# Task details
The lines to extract run from the first line of the material below to the line containing "const yTicks = [5, 10, 60, 100, 120];", both included; leave the pictures behind.

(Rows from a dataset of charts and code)
────

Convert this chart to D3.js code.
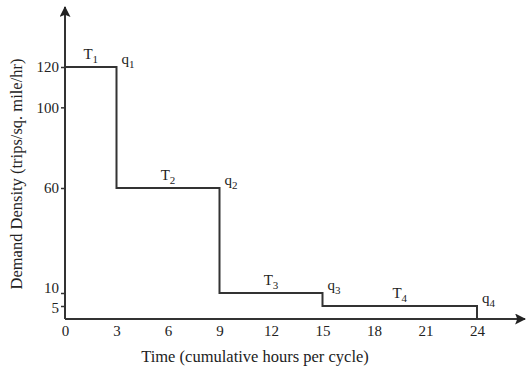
<!DOCTYPE html>
<html><head><meta charset="utf-8">
<script src="https://cdn.jsdelivr.net/npm/d3@7"></script>
<style>
body{margin:0;background:#fff;}
text{font-family:"Liberation Serif","DejaVu Serif",serif;fill:#222;}
</style></head>
<body><svg id="c" width="526" height="368"></svg>
<script>
const times = [0, 3, 9, 15, 24];          // segment boundaries (hours)
const demand = [120, 60, 10, 5];          // demand density per segment
const periodLabels = ["1", "2", "3", "4"]; // T_i / q_i subscripts
const xTicks = [0, 3, 6, 9, 12, 15, 18, 21, 24];
const yTicks = [5, 10, 60, 100, 120];

const svg = d3.select("#c");
const col = "#333";
const x = d3.scaleLinear().domain([0, 24]).range([65, 477]);
// the original drawing's vertical axis is not evenly spaced at the bottom
const y = d3.scaleLinear().domain([0, 5, 10, 60, 120]).range([319, 306, 293, 188, 67]);

// axes lines with arrows
svg.append("defs").append("marker").attr("id","arr").attr("viewBox","0 0 10 10")
  .attr("refX",9).attr("refY",5).attr("markerWidth",16).attr("markerHeight",11)
  .attr("markerUnits","userSpaceOnUse").attr("orient","auto")
  .append("path").attr("d","M0,0 L10,5 L0,10 L2,5 Z").attr("fill","#222");

svg.append("line").attr("x1",x(0)).attr("y1",y(0)).attr("x2",x(0)).attr("y2",7)
  .attr("stroke",col).attr("stroke-width",2).attr("marker-end","url(#arr)");
svg.append("line").attr("x1",x(0)).attr("y1",y(0)).attr("x2",525).attr("y2",y(0))
  .attr("stroke",col).attr("stroke-width",2).attr("marker-end","url(#arr)");

// y axis ticks
const ya = d3.axisLeft(y).tickValues(yTicks).tickSize(4).tickPadding(2).tickFormat(d3.format("d"));
const yg = svg.append("g").attr("transform",`translate(${x(0)},0)`).call(ya);
yg.select(".domain").remove();
yg.selectAll("line").attr("stroke",col).attr("stroke-width",1.5);
yg.selectAll("text").style("font-family","Liberation Serif").style("font-size","15px").attr("fill","#222")
  .attr("dy", d => d === 10 ? "-0.05em" : (d === 5 ? "0.45em" : "0.32em"));

// x axis labels
const xa = d3.axisBottom(x).tickValues(xTicks).tickSize(0).tickPadding(6).tickFormat(d3.format("d"));
const xg = svg.append("g").attr("transform",`translate(0,${y(0)})`).call(xa);
xg.select(".domain").remove();
xg.selectAll("text").style("font-family","Liberation Serif").style("font-size","15px").attr("fill","#222");

// step line
const pts = times.map((t,i)=>[t, i<demand.length?demand[i]:0]);
const line = d3.line().x(d=>x(d[0])).y(d=>y(d[1])).curve(d3.curveStepAfter);
svg.append("path").attr("d",line(pts)).attr("fill","none").attr("stroke",col).attr("stroke-width",2);

// labels T_i and q_i
periodLabels.forEach((s,i)=>{
  const mid = (times[i]+times[i+1])/2;
  const t = svg.append("text").attr("x",x(mid)).attr("y",y(demand[i])-8)
    .attr("text-anchor","middle").style("font-size","15px");
  t.append("tspan").text("T");
  t.append("tspan").attr("dy",4).style("font-size","11px").text(s);
  const q = svg.append("text").attr("x",x(times[i+1])+5).attr("y",y(demand[i])-3)
    .style("font-size","15px");
  q.append("tspan").text("q");
  q.append("tspan").attr("dy",4).style("font-size","11px").text(s);
});

// axis titles
svg.append("text").attr("x",255).attr("y",362).attr("text-anchor","middle")
  .style("font-size","16.5px").text("Time (cumulative hours per cycle)");
svg.append("text").attr("transform","translate(22,174) rotate(-90)").attr("text-anchor","middle")
  .style("font-size","16.5px").text("Demand Density (trips/sq. mile/hr)");
</script></body></html>
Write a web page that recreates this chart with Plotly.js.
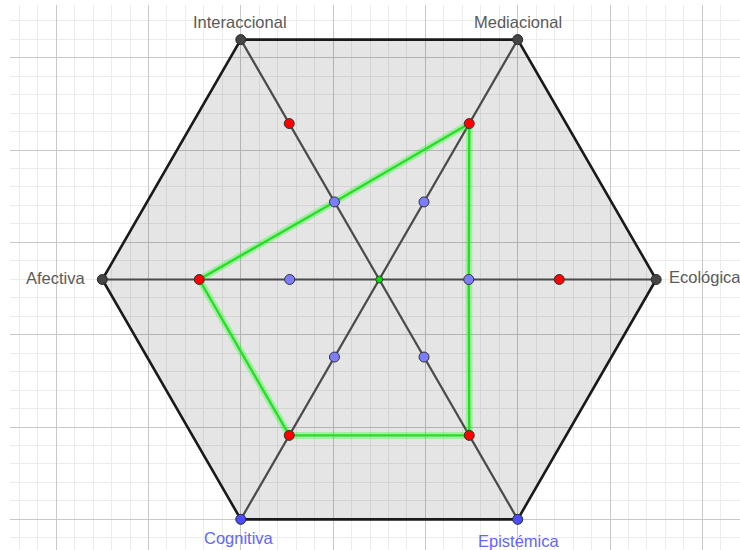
<!DOCTYPE html>
<html>
<head>
<meta charset="utf-8">
<script src="https://cdn.plot.ly/plotly-3.0.1.min.js"></script>
<style>
  html, body { margin: 0; padding: 0; background: #ffffff; }
  #chart { width: 740px; height: 550px; }
</style>
</head>
<body>
<div id="chart"></div>
<script>
// ---- Data ----
const categories = ['Ecológica', 'Mediacional', 'Interaccional', 'Afectiva', 'Cognitiva', 'Epistémica'];
const anglesDeg = [0, 60, 120, 180, 240, 300];
const hexagonValues = [3, 3, 3, 3, 3, 3];
const blueValues = [0.97, 0.97, 0.97, 0.97, 0.97, 0.97];
const redValues = [1.95, 1.95, 1.95, 1.95, 1.95, 1.95];
const profileValues = [0.97, 1.95, 0.97, 1.95, 1.95, 1.95];

// ---- Helpers ----
const toX = (r, a) => r * Math.cos(a * Math.PI / 180);
const toY = (r, a) => r * Math.sin(a * Math.PI / 180);
const closedX = vals => vals.map((r, i) => toX(r, anglesDeg[i])).concat([toX(vals[0], anglesDeg[0])]);
const closedY = vals => vals.map((r, i) => toY(r, anglesDeg[i])).concat([toY(vals[0], anglesDeg[0])]);
const pointsX = vals => vals.map((r, i) => toX(r, anglesDeg[i]));
const pointsY = vals => vals.map((r, i) => toY(r, anglesDeg[i]));

// spokes through the centre
const spokeX = [], spokeY = [];
for (let i = 0; i < 3; i++) {
  spokeX.push(toX(hexagonValues[i], anglesDeg[i]), toX(hexagonValues[i + 3], anglesDeg[i + 3]), null);
  spokeY.push(toY(hexagonValues[i], anglesDeg[i]), toY(hexagonValues[i + 3], anglesDeg[i + 3]), null);
}

const darkDot = '#454545';
const blueVertex = '#4d4dff';
const vertexColors = categories.map(c => (c === 'Cognitiva' || c === 'Epistémica') ? blueVertex : darkDot);

const traces = [
  { // hexagon
    type: 'scatter', mode: 'lines',
    x: closedX(hexagonValues), y: closedY(hexagonValues),
    fill: 'toself', fillcolor: 'rgba(0,0,0,0.10)',
    line: { color: '#1a1a1a', width: 2.6 }
  },
  { // spokes
    type: 'scatter', mode: 'lines',
    x: spokeX, y: spokeY,
    line: { color: '#4a4a4a', width: 2.2 }
  },
  { // green glow
    type: 'scatter', mode: 'lines',
    x: closedX(profileValues), y: closedY(profileValues),
    line: { color: 'rgba(0,255,0,0.28)', width: 7 }
  },
  { // green profile
    type: 'scatter', mode: 'lines',
    x: closedX(profileValues), y: closedY(profileValues),
    line: { color: '#22e022', width: 2.4 }
  },
  { // blue points
    type: 'scatter', mode: 'markers',
    x: pointsX(blueValues), y: pointsY(blueValues),
    marker: { size: 10, color: '#7d7dff', line: { color: '#333333', width: 1 } }
  },
  { // red points
    type: 'scatter', mode: 'markers',
    x: pointsX(redValues), y: pointsY(redValues),
    marker: { size: 10, color: '#ff0000', line: { color: '#333333', width: 1 } }
  },
  { // hexagon vertices
    type: 'scatter', mode: 'markers',
    x: pointsX(hexagonValues), y: pointsY(hexagonValues),
    marker: { size: 10, color: vertexColors, line: { color: '#2a2a2a', width: 1 } }
  },
  { // centre
    type: 'scatter', mode: 'markers',
    x: [0], y: [0],
    marker: { size: 7, color: '#00e000', line: { color: '#2a2a2a', width: 0.8 } }
  }
];

// label placement
const labelFont = { family: 'Liberation Sans, Arial, sans-serif', size: 16.5, color: '#5a5a5a' };
const labelBlue = { family: 'Liberation Sans, Arial, sans-serif', size: 16.5, color: '#6464ff' };
const labelPlace = {
  'Ecológica':     { xanchor: 'left',   xshift: 12,  yshift: 2,   font: labelFont },
  'Mediacional':   { xanchor: 'center', xshift: 0,   yshift: 18,  font: labelFont },
  'Interaccional': { xanchor: 'center', xshift: -1,  yshift: 18,  font: labelFont },
  'Afectiva':      { xanchor: 'right',  xshift: -15, yshift: 1,   font: labelFont },
  'Cognitiva':     { xanchor: 'center', xshift: -2,  yshift: -19, font: labelBlue },
  'Epistémica':    { xanchor: 'center', xshift: 1,   yshift: -22, font: labelBlue }
};
const annotations = categories.map((c, i) => Object.assign({
  x: toX(hexagonValues[i], anglesDeg[i]),
  y: toY(hexagonValues[i], anglesDeg[i]),
  text: c, showarrow: false, yanchor: 'middle', borderpad: 0
}, labelPlace[c]));

const gridAxis = (range, tick0) => ({
  range: range, autorange: false,
  tick0: tick0, dtick: 1,
  showgrid: true, gridcolor: '#c8c8c8', gridwidth: 1,
  minor: { tick0: tick0, dtick: 0.2, showgrid: true, gridcolor: '#ececec', gridwidth: 1 },
  zeroline: false, showticklabels: false, ticks: '', showline: false, fixedrange: true
});

const layout = {
  width: 740, height: 550,
  margin: { l: 10, r: 0, t: 5, b: 0 },
  paper_bgcolor: '#ffffff', plot_bgcolor: '#ffffff',
  showlegend: false, hovermode: false,
  xaxis: gridAxis([-4.0, 3.908], -1.5),
  yaxis: gridAxis([-2.93, 2.973], -2.598),
  annotations: annotations
};

Plotly.newPlot('chart', traces, layout, { displayModeBar: false, staticPlot: true });
</script>
</body>
</html>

────

# Worked solution
Convert this chart to D3.js code.
<!DOCTYPE html>
<html><head><meta charset="utf-8">
<script src="https://cdn.jsdelivr.net/npm/d3@7"></script>
<style>
body{margin:0;background:#fff;}
text{font-family:"Liberation Serif","DejaVu Serif",serif;fill:#222;}
</style></head>
<body><svg id="c" width="526" height="368"></svg>
<script>
const times = [0, 3, 9, 15, 24];          // segment boundaries (hours)
const demand = [120, 60, 10, 5];          // demand density per segment
const periodLabels = ["1", "2", "3", "4"]; // T_i / q_i subscripts
const xTicks = [0, 3, 6, 9, 12, 15, 18, 21, 24];
const yTicks = [5, 10, 60, 100, 120];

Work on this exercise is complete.